— To be done —
Check every line below for the word "this" and give only the number of lines where it appears.

— Records to use —
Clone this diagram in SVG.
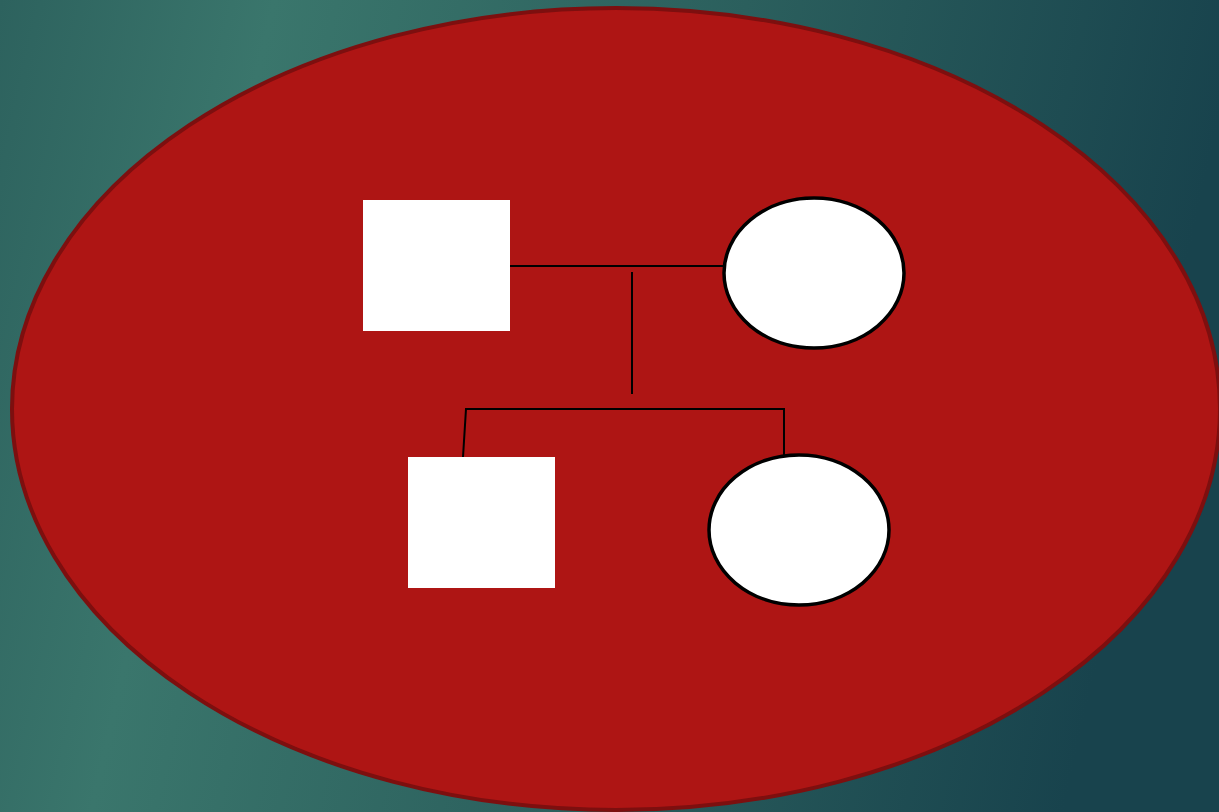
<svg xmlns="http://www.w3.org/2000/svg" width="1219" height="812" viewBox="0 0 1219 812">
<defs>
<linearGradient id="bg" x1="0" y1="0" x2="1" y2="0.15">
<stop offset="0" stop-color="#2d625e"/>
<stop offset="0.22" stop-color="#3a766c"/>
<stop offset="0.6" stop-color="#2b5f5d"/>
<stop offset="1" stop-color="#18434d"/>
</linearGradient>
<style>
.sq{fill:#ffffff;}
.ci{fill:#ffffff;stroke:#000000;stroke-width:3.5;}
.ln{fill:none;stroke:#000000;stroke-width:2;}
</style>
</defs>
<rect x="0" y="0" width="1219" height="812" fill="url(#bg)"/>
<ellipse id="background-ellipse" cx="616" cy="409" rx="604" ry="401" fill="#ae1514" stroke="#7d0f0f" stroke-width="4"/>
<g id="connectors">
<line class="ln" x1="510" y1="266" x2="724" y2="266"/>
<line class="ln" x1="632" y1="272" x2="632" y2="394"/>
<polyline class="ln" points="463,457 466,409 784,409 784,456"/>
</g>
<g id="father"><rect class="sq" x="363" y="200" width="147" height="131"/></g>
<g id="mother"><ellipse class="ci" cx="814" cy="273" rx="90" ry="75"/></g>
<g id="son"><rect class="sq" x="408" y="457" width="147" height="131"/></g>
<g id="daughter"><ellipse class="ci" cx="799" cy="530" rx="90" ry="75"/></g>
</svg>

==

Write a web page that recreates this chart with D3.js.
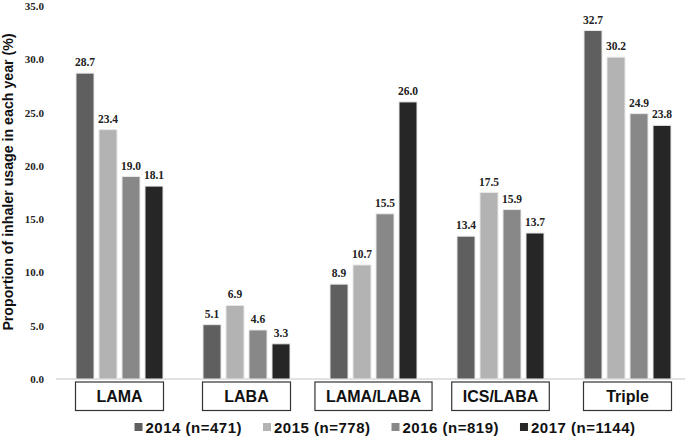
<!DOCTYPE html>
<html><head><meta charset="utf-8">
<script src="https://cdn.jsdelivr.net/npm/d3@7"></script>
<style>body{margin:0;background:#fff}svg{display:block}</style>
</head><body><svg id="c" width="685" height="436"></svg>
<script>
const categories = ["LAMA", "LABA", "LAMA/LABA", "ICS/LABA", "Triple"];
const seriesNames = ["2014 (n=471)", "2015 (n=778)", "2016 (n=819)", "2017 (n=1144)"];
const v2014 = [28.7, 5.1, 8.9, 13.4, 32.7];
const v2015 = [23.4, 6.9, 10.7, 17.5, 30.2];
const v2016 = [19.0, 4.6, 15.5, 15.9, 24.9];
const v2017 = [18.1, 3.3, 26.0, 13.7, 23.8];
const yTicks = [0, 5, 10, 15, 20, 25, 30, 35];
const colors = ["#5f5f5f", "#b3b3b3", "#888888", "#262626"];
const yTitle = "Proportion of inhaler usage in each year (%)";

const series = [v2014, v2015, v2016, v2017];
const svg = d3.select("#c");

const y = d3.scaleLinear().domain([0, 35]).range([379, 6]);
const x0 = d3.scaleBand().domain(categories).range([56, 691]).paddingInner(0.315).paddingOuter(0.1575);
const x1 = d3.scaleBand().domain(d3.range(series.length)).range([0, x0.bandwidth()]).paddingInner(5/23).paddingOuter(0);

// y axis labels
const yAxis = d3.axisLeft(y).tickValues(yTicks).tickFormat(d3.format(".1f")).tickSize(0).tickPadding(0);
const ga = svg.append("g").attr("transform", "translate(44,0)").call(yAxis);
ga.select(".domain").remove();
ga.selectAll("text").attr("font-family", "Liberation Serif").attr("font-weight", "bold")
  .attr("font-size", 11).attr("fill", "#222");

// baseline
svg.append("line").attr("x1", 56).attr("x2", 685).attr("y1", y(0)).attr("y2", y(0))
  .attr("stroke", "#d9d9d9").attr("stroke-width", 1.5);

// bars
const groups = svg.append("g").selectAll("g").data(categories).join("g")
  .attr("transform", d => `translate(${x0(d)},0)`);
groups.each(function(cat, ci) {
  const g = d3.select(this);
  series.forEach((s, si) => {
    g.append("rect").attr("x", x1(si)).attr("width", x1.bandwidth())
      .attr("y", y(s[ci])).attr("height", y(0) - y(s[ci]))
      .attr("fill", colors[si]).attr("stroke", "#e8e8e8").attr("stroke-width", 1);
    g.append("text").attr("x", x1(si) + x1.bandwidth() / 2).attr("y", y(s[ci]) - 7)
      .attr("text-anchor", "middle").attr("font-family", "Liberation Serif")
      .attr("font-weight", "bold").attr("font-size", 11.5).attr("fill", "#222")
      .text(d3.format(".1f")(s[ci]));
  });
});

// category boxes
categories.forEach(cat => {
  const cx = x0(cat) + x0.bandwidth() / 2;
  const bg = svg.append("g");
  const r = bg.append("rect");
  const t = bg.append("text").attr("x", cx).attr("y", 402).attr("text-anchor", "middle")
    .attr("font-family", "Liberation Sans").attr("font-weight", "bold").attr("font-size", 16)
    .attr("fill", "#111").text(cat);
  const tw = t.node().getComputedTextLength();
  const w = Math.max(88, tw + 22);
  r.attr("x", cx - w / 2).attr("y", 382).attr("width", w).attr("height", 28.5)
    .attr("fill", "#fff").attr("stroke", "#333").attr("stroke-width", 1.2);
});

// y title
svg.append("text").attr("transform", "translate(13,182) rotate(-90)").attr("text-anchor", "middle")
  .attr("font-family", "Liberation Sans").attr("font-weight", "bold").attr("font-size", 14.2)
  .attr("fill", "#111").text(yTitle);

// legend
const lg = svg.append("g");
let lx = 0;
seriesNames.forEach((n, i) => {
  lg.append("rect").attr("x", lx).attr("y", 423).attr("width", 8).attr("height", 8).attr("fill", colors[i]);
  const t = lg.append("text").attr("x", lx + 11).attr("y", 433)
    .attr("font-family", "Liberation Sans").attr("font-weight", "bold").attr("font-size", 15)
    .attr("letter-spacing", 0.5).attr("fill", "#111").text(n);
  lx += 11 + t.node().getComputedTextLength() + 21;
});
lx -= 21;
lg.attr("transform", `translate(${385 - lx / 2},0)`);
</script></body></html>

— Task output —
3